▸ **PROBLEM TO WORK ON**
Extract the data exactly, missing nothing.
***** DATASET EXTRACT *****
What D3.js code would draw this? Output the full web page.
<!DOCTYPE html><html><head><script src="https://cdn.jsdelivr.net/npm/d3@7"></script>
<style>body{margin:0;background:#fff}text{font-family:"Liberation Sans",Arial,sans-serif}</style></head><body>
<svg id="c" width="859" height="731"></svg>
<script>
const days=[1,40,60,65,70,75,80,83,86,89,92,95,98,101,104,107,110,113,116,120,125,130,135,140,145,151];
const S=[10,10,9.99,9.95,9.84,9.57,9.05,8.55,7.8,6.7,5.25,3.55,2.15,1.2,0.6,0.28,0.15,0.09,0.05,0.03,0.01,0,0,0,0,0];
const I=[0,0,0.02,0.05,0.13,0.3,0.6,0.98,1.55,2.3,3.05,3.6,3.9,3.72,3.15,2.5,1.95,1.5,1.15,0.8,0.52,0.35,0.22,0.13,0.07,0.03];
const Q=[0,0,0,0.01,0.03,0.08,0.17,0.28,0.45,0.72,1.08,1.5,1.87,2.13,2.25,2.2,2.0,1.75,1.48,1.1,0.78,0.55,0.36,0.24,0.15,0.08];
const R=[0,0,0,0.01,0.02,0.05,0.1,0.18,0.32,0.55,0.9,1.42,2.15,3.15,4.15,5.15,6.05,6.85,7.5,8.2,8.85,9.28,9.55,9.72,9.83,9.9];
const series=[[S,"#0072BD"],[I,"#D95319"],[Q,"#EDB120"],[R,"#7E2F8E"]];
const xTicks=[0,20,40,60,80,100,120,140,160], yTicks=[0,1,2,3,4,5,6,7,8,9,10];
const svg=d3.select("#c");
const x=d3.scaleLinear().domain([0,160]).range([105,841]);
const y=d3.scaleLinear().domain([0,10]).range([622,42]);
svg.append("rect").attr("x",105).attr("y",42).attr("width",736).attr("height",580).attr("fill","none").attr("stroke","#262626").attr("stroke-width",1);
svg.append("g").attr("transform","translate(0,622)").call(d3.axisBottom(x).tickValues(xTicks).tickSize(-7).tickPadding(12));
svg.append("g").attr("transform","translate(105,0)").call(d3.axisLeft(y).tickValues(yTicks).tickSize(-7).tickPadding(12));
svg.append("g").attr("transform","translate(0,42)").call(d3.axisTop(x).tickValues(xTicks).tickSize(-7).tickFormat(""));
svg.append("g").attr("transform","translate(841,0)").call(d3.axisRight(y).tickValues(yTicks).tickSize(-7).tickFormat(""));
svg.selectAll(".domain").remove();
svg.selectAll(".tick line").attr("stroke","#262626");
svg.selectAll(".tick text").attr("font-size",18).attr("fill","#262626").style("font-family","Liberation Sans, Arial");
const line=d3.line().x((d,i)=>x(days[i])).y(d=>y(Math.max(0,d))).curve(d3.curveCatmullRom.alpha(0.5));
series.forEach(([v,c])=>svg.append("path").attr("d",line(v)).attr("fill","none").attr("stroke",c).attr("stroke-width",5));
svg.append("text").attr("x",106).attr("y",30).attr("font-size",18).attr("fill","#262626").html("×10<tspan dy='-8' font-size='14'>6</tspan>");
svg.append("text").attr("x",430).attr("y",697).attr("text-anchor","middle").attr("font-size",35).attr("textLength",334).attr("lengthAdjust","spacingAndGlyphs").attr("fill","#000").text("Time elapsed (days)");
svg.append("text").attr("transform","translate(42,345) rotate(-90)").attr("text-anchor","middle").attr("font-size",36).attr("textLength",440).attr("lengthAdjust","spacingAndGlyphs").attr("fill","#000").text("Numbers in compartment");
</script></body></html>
*****
▸ **REPLY**
What D3.js code would draw this? Output the full web page.
<!DOCTYPE html><html><head><script src="https://cdn.jsdelivr.net/npm/d3@7"></script>
<style>body{margin:0;background:#fff}text{font-family:"Liberation Sans",Arial,sans-serif}</style></head><body>
<svg id="c" width="859" height="731"></svg>
<script>
const days=[1,40,60,65,70,75,80,83,86,89,92,95,98,101,104,107,110,113,116,120,125,130,135,140,145,151];
const S=[10,10,9.99,9.95,9.84,9.57,9.05,8.55,7.8,6.7,5.25,3.55,2.15,1.2,0.6,0.28,0.15,0.09,0.05,0.03,0.01,0,0,0,0,0];
const I=[0,0,0.02,0.05,0.13,0.3,0.6,0.98,1.55,2.3,3.05,3.6,3.9,3.72,3.15,2.5,1.95,1.5,1.15,0.8,0.52,0.35,0.22,0.13,0.07,0.03];
const Q=[0,0,0,0.01,0.03,0.08,0.17,0.28,0.45,0.72,1.08,1.5,1.87,2.13,2.25,2.2,2.0,1.75,1.48,1.1,0.78,0.55,0.36,0.24,0.15,0.08];
const R=[0,0,0,0.01,0.02,0.05,0.1,0.18,0.32,0.55,0.9,1.42,2.15,3.15,4.15,5.15,6.05,6.85,7.5,8.2,8.85,9.28,9.55,9.72,9.83,9.9];
const series=[[S,"#0072BD"],[I,"#D95319"],[Q,"#EDB120"],[R,"#7E2F8E"]];
const xTicks=[0,20,40,60,80,100,120,140,160], yTicks=[0,1,2,3,4,5,6,7,8,9,10];
const svg=d3.select("#c");
const x=d3.scaleLinear().domain([0,160]).range([105,841]);
const y=d3.scaleLinear().domain([0,10]).range([622,42]);
svg.append("rect").attr("x",105).attr("y",42).attr("width",736).attr("height",580).attr("fill","none").attr("stroke","#262626").attr("stroke-width",1);
svg.append("g").attr("transform","translate(0,622)").call(d3.axisBottom(x).tickValues(xTicks).tickSize(-7).tickPadding(12));
svg.append("g").attr("transform","translate(105,0)").call(d3.axisLeft(y).tickValues(yTicks).tickSize(-7).tickPadding(12));
svg.append("g").attr("transform","translate(0,42)").call(d3.axisTop(x).tickValues(xTicks).tickSize(-7).tickFormat(""));
svg.append("g").attr("transform","translate(841,0)").call(d3.axisRight(y).tickValues(yTicks).tickSize(-7).tickFormat(""));
svg.selectAll(".domain").remove();
svg.selectAll(".tick line").attr("stroke","#262626");
svg.selectAll(".tick text").attr("font-size",18).attr("fill","#262626").style("font-family","Liberation Sans, Arial");
const line=d3.line().x((d,i)=>x(days[i])).y(d=>y(Math.max(0,d))).curve(d3.curveCatmullRom.alpha(0.5));
series.forEach(([v,c])=>svg.append("path").attr("d",line(v)).attr("fill","none").attr("stroke",c).attr("stroke-width",5));
svg.append("text").attr("x",106).attr("y",30).attr("font-size",18).attr("fill","#262626").html("×10<tspan dy='-8' font-size='14'>6</tspan>");
svg.append("text").attr("x",430).attr("y",697).attr("text-anchor","middle").attr("font-size",35).attr("textLength",334).attr("lengthAdjust","spacingAndGlyphs").attr("fill","#000").text("Time elapsed (days)");
svg.append("text").attr("transform","translate(42,345) rotate(-90)").attr("text-anchor","middle").attr("font-size",36).attr("textLength",440).attr("lengthAdjust","spacingAndGlyphs").attr("fill","#000").text("Numbers in compartment");
</script></body></html>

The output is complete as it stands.